Task description
Your task is to output the listing word for word, with pictures excluded.

Collected material
• • •
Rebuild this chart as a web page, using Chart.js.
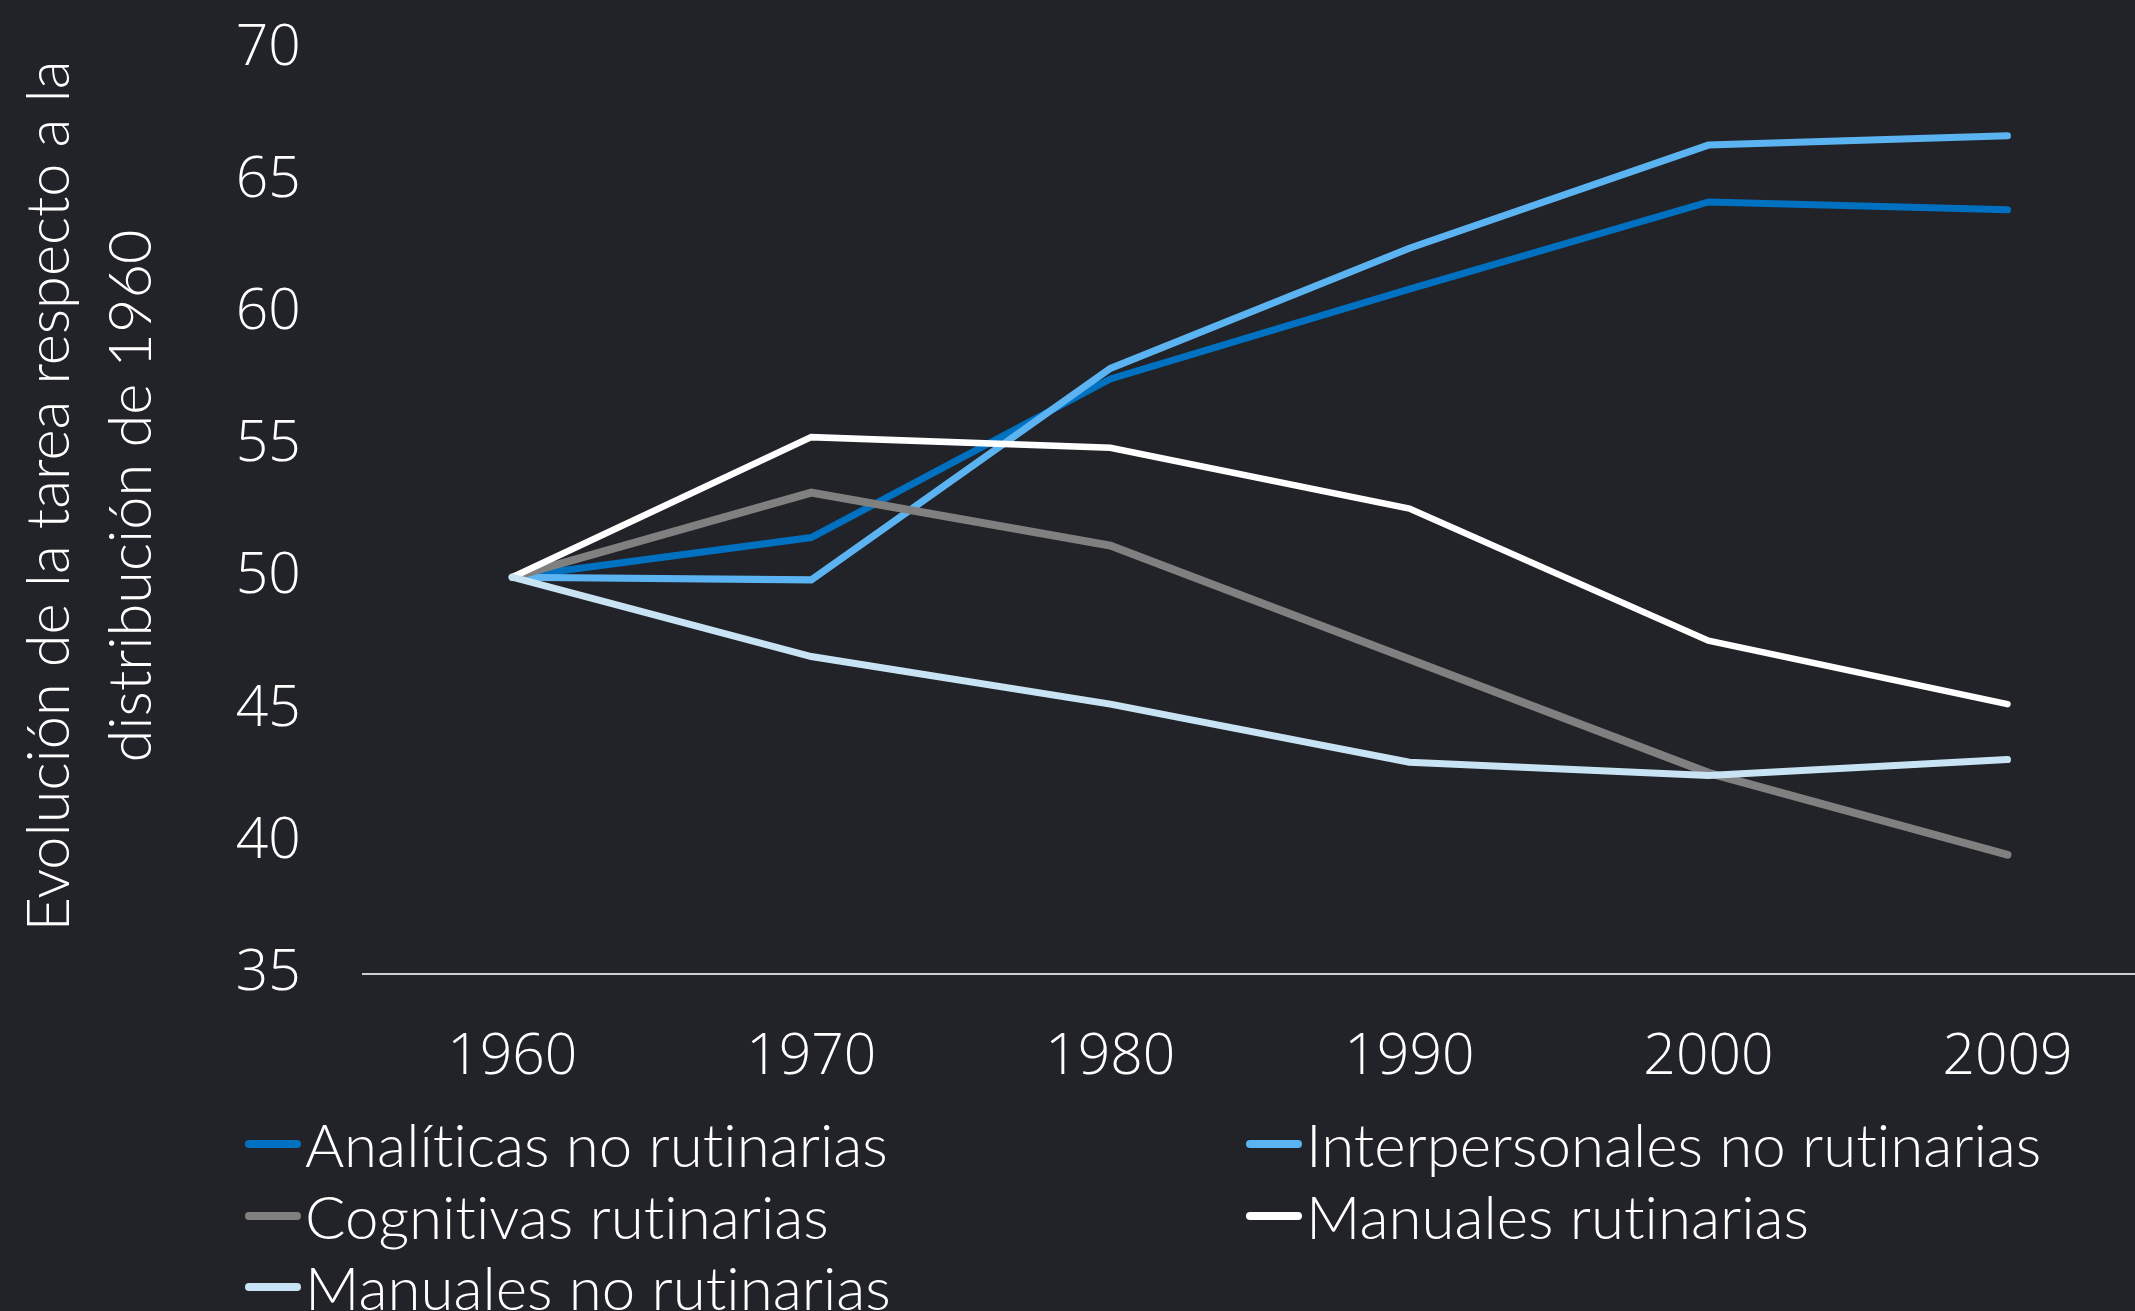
<!DOCTYPE html>
<html>
<head>
<meta charset="utf-8">
<script src="https://cdn.jsdelivr.net/npm/chart.js@4.4.1/dist/chart.umd.min.js"></script>
<style>
  html, body { margin: 0; padding: 0; background: #222328; overflow: hidden; width: 2135px; height: 1311px; }
  #wrap { position: absolute; left: 0; top: 0; width: 2157px; height: 1311px; }
  #legend { position: absolute; left: 0; top: 0; width: 2135px; height: 1311px; pointer-events: none;
            font-family: 'Lato', sans-serif; font-weight: 300; font-size: 60px; color: #ffffff;
            font-variant-ligatures: none; }
  .item { position: absolute; height: 72px; line-height: 72px; display: flex; align-items: center; white-space: nowrap; }
  .swatch { width: 56px; height: 8px; border-radius: 4px; margin-right: 4px; flex: none; }
</style>
</head>
<body>
<div id="wrap"><canvas id="c"></canvas></div>
<div id="legend"></div>
<script>
// ---- data ----
const years = ['1960', '1970', '1980', '1990', '2000', '2009'];
const analiticasNoRutinarias      = [50, 51.5, 57.5, 60.9, 64.2, 63.9];
const interpersonalesNoRutinarias = [50, 49.9, 57.9, 62.45, 66.35, 66.7];
const cognitivasRutinarias        = [50, 53.2, 51.2, 46.9, 42.6, 39.5];
const manualesRutinarias          = [50, 55.3, 54.9, 52.6, 47.6, 45.2];
const manualesNoRutinarias        = [50, 47.0, 45.2, 43.0, 42.5, 43.1];
const seriesNames = ['Analíticas no rutinarias', 'Interpersonales no rutinarias', 'Cognitivas rutinarias',
                     'Manuales rutinarias', 'Manuales no rutinarias'];
const yMin = 35, yMax = 70, yStep = 5;
const yTitle = ['Evolución de la tarea respecto a la', 'distribución de 1960'];

// ---- styles ----
const seriesColors = ['#0070C0', '#5BB4F1', '#808080', '#FFFFFF', '#C8E4F4'];
const seriesWidths = [7, 7, 8, 6.5, 7];
const seriesValues = [analiticasNoRutinarias, interpersonalesNoRutinarias, cognitivasRutinarias,
                      manualesRutinarias, manualesNoRutinarias];

const tickFont = { family: 'Open Sans', weight: '300', size: 57, lineHeight: 1.2 };

// y-axis title, drawn rotated at the left of the plot
const yTitlePlugin = {
  id: 'yTitle',
  afterDraw(chart) {
    const ctx = chart.ctx;
    ctx.save();
    ctx.fillStyle = '#FFFFFF';
    ctx.font = "300 59.5px Lato";
    ctx.textAlign = 'center';
    ctx.textBaseline = 'middle';
    const cy = 496;
    const xs = [50, 132];
    yTitle.forEach((line, i) => {
      ctx.save();
      ctx.translate(xs[i], cy);
      ctx.rotate(-Math.PI / 2);
      ctx.fillText(line, 0, 0);
      ctx.restore();
    });
    ctx.restore();
  }
};

new Chart(document.getElementById('c'), {
  type: 'line',
  data: {
    labels: years,
    datasets: seriesValues.map((vals, i) => ({
      label: seriesNames[i],
      data: vals,
      borderColor: seriesColors[i],
      backgroundColor: seriesColors[i],
      borderWidth: seriesWidths[i],
      pointRadius: 0,
      pointHoverRadius: 0,
      tension: 0,
      fill: false,
      borderCapStyle: 'round',
      borderJoinStyle: 'miter',
      order: seriesValues.length - 1 - i
    }))
  },
  plugins: [yTitlePlugin],
  options: {
    responsive: true,
    maintainAspectRatio: false,
    animation: false,
    events: [],
    layout: { padding: { top: 48.6, right: 0, bottom: 168.9, left: 0 } },
    plugins: { legend: { display: false }, tooltip: { enabled: false }, title: { display: false } },
    scales: {
      x: {
        type: 'category',
        offset: true,
        grid: { display: false, drawTicks: false },
        border: { display: true, color: '#CFCFCF', width: 2 },
        ticks: { color: '#FFFFFF', font: tickFont, padding: 50, maxRotation: 0, autoSkip: false }
      },
      y: {
        min: yMin,
        max: yMax,
        grid: { display: false, drawTicks: false },
        border: { display: false },
        ticks: { stepSize: yStep, color: '#FFFFFF', font: tickFont, padding: 62 },
        afterFit(scale) { scale.width = 362.7; scale.paddingTop = 0; scale.paddingBottom = 0; }
      }
    }
  }
});

// ---- legend (grid of two columns, built from the series arrays) ----
const legendCols = [245, 1246];
const legendRows = [1143.7, 1215.9, 1286.7];
const legend = document.getElementById('legend');
seriesNames.forEach((name, i) => {
  const el = document.createElement('div');
  el.className = 'item';
  el.style.left = legendCols[i % 2] + 'px';
  el.style.top = (legendRows[Math.floor(i / 2)] - 36) + 'px';
  const sw = document.createElement('span');
  sw.className = 'swatch';
  sw.style.background = seriesColors[i];
  const tx = document.createElement('span');
  tx.textContent = name;
  el.appendChild(sw);
  el.appendChild(tx);
  legend.appendChild(el);
});
</script>
</body>
</html>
• • •
Reply
Rebuild this chart as a web page, using Chart.js.
<!DOCTYPE html>
<html>
<head>
<meta charset="utf-8">
<script src="https://cdn.jsdelivr.net/npm/chart.js@4.4.1/dist/chart.umd.min.js"></script>
<style>
  html, body { margin: 0; padding: 0; background: #222328; overflow: hidden; width: 2135px; height: 1311px; }
  #wrap { position: absolute; left: 0; top: 0; width: 2157px; height: 1311px; }
  #legend { position: absolute; left: 0; top: 0; width: 2135px; height: 1311px; pointer-events: none;
            font-family: 'Lato', sans-serif; font-weight: 300; font-size: 60px; color: #ffffff;
            font-variant-ligatures: none; }
  .item { position: absolute; height: 72px; line-height: 72px; display: flex; align-items: center; white-space: nowrap; }
  .swatch { width: 56px; height: 8px; border-radius: 4px; margin-right: 4px; flex: none; }
</style>
</head>
<body>
<div id="wrap"><canvas id="c"></canvas></div>
<div id="legend"></div>
<script>
// ---- data ----
const years = ['1960', '1970', '1980', '1990', '2000', '2009'];
const analiticasNoRutinarias      = [50, 51.5, 57.5, 60.9, 64.2, 63.9];
const interpersonalesNoRutinarias = [50, 49.9, 57.9, 62.45, 66.35, 66.7];
const cognitivasRutinarias        = [50, 53.2, 51.2, 46.9, 42.6, 39.5];
const manualesRutinarias          = [50, 55.3, 54.9, 52.6, 47.6, 45.2];
const manualesNoRutinarias        = [50, 47.0, 45.2, 43.0, 42.5, 43.1];
const seriesNames = ['Analíticas no rutinarias', 'Interpersonales no rutinarias', 'Cognitivas rutinarias',
                     'Manuales rutinarias', 'Manuales no rutinarias'];
const yMin = 35, yMax = 70, yStep = 5;
const yTitle = ['Evolución de la tarea respecto a la', 'distribución de 1960'];

// ---- styles ----
const seriesColors = ['#0070C0', '#5BB4F1', '#808080', '#FFFFFF', '#C8E4F4'];
const seriesWidths = [7, 7, 8, 6.5, 7];
const seriesValues = [analiticasNoRutinarias, interpersonalesNoRutinarias, cognitivasRutinarias,
                      manualesRutinarias, manualesNoRutinarias];

const tickFont = { family: 'Open Sans', weight: '300', size: 57, lineHeight: 1.2 };

// y-axis title, drawn rotated at the left of the plot
const yTitlePlugin = {
  id: 'yTitle',
  afterDraw(chart) {
    const ctx = chart.ctx;
    ctx.save();
    ctx.fillStyle = '#FFFFFF';
    ctx.font = "300 59.5px Lato";
    ctx.textAlign = 'center';
    ctx.textBaseline = 'middle';
    const cy = 496;
    const xs = [50, 132];
    yTitle.forEach((line, i) => {
      ctx.save();
      ctx.translate(xs[i], cy);
      ctx.rotate(-Math.PI / 2);
      ctx.fillText(line, 0, 0);
      ctx.restore();
    });
    ctx.restore();
  }
};

new Chart(document.getElementById('c'), {
  type: 'line',
  data: {
    labels: years,
    datasets: seriesValues.map((vals, i) => ({
      label: seriesNames[i],
      data: vals,
      borderColor: seriesColors[i],
      backgroundColor: seriesColors[i],
      borderWidth: seriesWidths[i],
      pointRadius: 0,
      pointHoverRadius: 0,
      tension: 0,
      fill: false,
      borderCapStyle: 'round',
      borderJoinStyle: 'miter',
      order: seriesValues.length - 1 - i
    }))
  },
  plugins: [yTitlePlugin],
  options: {
    responsive: true,
    maintainAspectRatio: false,
    animation: false,
    events: [],
    layout: { padding: { top: 48.6, right: 0, bottom: 168.9, left: 0 } },
    plugins: { legend: { display: false }, tooltip: { enabled: false }, title: { display: false } },
    scales: {
      x: {
        type: 'category',
        offset: true,
        grid: { display: false, drawTicks: false },
        border: { display: true, color: '#CFCFCF', width: 2 },
        ticks: { color: '#FFFFFF', font: tickFont, padding: 50, maxRotation: 0, autoSkip: false }
      },
      y: {
        min: yMin,
        max: yMax,
        grid: { display: false, drawTicks: false },
        border: { display: false },
        ticks: { stepSize: yStep, color: '#FFFFFF', font: tickFont, padding: 62 },
        afterFit(scale) { scale.width = 362.7; scale.paddingTop = 0; scale.paddingBottom = 0; }
      }
    }
  }
});

// ---- legend (grid of two columns, built from the series arrays) ----
const legendCols = [245, 1246];
const legendRows = [1143.7, 1215.9, 1286.7];
const legend = document.getElementById('legend');
seriesNames.forEach((name, i) => {
  const el = document.createElement('div');
  el.className = 'item';
  el.style.left = legendCols[i % 2] + 'px';
  el.style.top = (legendRows[Math.floor(i / 2)] - 36) + 'px';
  const sw = document.createElement('span');
  sw.className = 'swatch';
  sw.style.background = seriesColors[i];
  const tx = document.createElement('span');
  tx.textContent = name;
  el.appendChild(sw);
  el.appendChild(tx);
  legend.appendChild(el);
});
</script>
</body>
</html>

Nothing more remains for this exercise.